- Exercise goal
Copy exactly the lines that run from the top of the listing to the line containing "const fitY = [0.818, 5.042];", both ends included, and omit the pictures.

## START Source excerpt

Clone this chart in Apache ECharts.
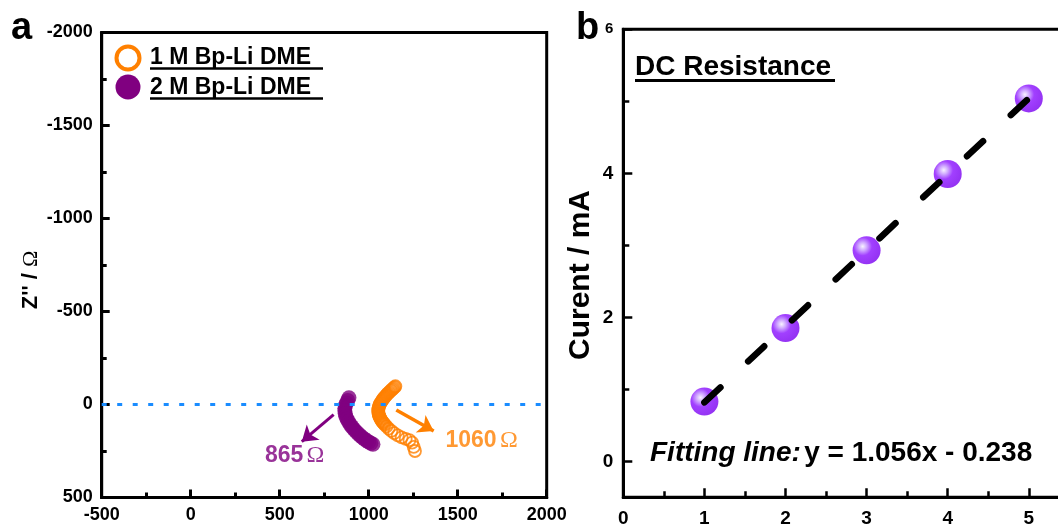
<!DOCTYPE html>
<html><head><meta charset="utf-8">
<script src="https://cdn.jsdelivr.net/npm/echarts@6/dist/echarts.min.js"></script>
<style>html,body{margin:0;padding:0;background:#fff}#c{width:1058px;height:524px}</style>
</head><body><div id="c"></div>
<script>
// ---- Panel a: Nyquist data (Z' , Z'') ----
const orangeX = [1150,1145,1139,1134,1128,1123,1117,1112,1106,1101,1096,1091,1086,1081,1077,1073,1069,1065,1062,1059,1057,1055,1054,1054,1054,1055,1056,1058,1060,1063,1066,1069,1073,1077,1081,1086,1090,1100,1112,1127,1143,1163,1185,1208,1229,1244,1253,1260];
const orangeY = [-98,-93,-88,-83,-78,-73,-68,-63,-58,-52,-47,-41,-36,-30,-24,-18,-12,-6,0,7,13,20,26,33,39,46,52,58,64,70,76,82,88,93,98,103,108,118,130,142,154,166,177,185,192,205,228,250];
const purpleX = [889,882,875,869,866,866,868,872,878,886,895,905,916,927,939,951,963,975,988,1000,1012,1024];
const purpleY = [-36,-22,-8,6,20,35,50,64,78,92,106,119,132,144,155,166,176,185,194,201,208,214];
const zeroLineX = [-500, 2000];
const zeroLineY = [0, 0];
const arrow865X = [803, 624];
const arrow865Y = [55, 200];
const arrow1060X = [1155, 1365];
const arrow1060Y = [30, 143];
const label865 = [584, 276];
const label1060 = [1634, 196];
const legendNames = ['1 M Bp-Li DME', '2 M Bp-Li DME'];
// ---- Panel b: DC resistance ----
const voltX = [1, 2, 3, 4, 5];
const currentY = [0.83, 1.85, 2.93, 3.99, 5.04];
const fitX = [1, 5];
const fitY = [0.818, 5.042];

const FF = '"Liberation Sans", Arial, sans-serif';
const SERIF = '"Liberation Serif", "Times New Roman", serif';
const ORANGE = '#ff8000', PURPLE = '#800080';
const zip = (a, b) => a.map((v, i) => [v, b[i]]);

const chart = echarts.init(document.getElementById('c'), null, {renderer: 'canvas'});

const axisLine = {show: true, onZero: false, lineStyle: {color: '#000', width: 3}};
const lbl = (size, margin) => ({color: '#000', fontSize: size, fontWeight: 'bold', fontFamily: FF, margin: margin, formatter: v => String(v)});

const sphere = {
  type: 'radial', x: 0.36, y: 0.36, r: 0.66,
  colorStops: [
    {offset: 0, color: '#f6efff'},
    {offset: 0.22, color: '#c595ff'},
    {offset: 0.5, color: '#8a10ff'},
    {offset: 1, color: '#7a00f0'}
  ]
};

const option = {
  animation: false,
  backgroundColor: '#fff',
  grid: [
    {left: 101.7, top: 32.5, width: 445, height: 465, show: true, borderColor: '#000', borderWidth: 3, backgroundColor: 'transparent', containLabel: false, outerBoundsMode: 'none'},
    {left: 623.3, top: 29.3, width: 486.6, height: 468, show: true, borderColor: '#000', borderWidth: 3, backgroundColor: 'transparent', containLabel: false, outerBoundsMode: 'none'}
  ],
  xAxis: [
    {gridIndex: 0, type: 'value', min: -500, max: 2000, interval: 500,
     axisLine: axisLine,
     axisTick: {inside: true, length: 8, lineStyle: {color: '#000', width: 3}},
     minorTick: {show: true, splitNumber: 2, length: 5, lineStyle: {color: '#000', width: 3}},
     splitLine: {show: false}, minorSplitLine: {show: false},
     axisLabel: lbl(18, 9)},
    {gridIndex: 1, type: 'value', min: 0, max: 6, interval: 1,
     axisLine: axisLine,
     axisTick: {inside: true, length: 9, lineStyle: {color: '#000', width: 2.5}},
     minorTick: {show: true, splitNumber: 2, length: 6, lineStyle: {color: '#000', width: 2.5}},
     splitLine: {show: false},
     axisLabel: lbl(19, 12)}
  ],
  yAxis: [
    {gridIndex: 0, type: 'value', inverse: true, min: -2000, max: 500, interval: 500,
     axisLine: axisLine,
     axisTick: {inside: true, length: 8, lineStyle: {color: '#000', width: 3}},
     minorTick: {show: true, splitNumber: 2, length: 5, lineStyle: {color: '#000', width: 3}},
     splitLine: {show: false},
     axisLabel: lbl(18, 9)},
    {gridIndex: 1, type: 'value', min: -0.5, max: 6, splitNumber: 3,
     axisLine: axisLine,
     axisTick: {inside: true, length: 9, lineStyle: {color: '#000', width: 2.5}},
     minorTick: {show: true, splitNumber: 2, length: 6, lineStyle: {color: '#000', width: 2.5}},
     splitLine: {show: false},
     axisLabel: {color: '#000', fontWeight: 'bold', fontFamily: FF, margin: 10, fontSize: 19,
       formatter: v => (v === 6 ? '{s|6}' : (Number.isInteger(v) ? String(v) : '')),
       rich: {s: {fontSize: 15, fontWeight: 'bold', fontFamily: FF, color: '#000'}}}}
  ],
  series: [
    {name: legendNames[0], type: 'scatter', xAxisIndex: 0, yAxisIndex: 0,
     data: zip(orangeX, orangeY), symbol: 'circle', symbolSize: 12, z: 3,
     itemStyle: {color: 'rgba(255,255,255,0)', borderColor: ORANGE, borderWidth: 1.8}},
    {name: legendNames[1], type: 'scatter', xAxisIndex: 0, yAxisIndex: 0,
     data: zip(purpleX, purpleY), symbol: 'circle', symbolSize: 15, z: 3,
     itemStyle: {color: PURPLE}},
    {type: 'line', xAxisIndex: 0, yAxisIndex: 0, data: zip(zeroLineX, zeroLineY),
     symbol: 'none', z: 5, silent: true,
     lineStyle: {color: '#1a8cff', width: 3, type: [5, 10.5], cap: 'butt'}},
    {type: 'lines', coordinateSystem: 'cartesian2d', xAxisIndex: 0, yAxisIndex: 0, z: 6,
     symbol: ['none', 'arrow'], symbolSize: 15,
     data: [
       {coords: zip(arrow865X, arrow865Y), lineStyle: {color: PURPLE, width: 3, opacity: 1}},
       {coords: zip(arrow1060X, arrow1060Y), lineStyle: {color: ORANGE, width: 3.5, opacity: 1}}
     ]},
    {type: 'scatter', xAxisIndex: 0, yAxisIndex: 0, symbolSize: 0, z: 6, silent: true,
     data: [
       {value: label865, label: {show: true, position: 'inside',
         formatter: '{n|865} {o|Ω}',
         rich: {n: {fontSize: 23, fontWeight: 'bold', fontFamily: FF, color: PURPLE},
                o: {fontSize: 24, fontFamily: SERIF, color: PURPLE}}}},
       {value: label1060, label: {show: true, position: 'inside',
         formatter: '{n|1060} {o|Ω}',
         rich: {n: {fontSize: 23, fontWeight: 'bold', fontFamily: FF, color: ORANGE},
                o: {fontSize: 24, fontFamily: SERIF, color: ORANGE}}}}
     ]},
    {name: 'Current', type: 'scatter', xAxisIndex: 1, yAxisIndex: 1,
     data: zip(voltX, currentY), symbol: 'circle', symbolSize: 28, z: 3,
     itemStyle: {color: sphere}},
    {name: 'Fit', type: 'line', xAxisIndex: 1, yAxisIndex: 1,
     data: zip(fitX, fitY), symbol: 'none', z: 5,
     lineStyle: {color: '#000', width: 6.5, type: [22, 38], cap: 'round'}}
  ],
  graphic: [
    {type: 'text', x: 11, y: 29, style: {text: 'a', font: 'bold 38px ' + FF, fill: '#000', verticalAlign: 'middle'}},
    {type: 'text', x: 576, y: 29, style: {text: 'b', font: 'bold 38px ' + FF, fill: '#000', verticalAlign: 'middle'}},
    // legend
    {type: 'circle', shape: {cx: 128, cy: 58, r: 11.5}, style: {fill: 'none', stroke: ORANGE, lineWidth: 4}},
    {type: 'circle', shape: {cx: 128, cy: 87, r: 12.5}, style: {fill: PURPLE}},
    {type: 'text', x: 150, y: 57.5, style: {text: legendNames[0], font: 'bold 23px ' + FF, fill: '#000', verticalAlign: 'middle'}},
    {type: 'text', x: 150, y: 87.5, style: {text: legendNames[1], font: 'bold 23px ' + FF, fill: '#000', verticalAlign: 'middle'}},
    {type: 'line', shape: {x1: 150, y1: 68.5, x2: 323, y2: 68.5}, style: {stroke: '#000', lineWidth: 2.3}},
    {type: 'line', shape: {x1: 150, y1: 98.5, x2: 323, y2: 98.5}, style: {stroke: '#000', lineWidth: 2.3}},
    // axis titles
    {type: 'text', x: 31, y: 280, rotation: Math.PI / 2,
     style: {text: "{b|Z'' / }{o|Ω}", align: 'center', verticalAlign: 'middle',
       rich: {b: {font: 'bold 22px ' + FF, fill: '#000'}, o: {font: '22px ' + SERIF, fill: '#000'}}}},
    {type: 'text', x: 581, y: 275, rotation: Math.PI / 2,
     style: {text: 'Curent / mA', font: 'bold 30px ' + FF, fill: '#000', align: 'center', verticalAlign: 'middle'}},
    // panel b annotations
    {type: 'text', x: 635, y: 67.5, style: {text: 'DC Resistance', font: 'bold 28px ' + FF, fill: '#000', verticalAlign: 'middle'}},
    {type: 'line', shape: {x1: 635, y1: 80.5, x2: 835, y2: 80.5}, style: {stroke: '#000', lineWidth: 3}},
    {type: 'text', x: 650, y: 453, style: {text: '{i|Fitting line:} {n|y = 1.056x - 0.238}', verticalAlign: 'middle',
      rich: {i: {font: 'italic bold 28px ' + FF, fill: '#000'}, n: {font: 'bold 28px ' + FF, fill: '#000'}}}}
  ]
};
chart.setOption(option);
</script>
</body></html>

## END Source excerpt

- Result of the task
Clone this chart in Apache ECharts.
<!DOCTYPE html>
<html><head><meta charset="utf-8">
<script src="https://cdn.jsdelivr.net/npm/echarts@6/dist/echarts.min.js"></script>
<style>html,body{margin:0;padding:0;background:#fff}#c{width:1058px;height:524px}</style>
</head><body><div id="c"></div>
<script>
// ---- Panel a: Nyquist data (Z' , Z'') ----
const orangeX = [1150,1145,1139,1134,1128,1123,1117,1112,1106,1101,1096,1091,1086,1081,1077,1073,1069,1065,1062,1059,1057,1055,1054,1054,1054,1055,1056,1058,1060,1063,1066,1069,1073,1077,1081,1086,1090,1100,1112,1127,1143,1163,1185,1208,1229,1244,1253,1260];
const orangeY = [-98,-93,-88,-83,-78,-73,-68,-63,-58,-52,-47,-41,-36,-30,-24,-18,-12,-6,0,7,13,20,26,33,39,46,52,58,64,70,76,82,88,93,98,103,108,118,130,142,154,166,177,185,192,205,228,250];
const purpleX = [889,882,875,869,866,866,868,872,878,886,895,905,916,927,939,951,963,975,988,1000,1012,1024];
const purpleY = [-36,-22,-8,6,20,35,50,64,78,92,106,119,132,144,155,166,176,185,194,201,208,214];
const zeroLineX = [-500, 2000];
const zeroLineY = [0, 0];
const arrow865X = [803, 624];
const arrow865Y = [55, 200];
const arrow1060X = [1155, 1365];
const arrow1060Y = [30, 143];
const label865 = [584, 276];
const label1060 = [1634, 196];
const legendNames = ['1 M Bp-Li DME', '2 M Bp-Li DME'];
// ---- Panel b: DC resistance ----
const voltX = [1, 2, 3, 4, 5];
const currentY = [0.83, 1.85, 2.93, 3.99, 5.04];
const fitX = [1, 5];
const fitY = [0.818, 5.042];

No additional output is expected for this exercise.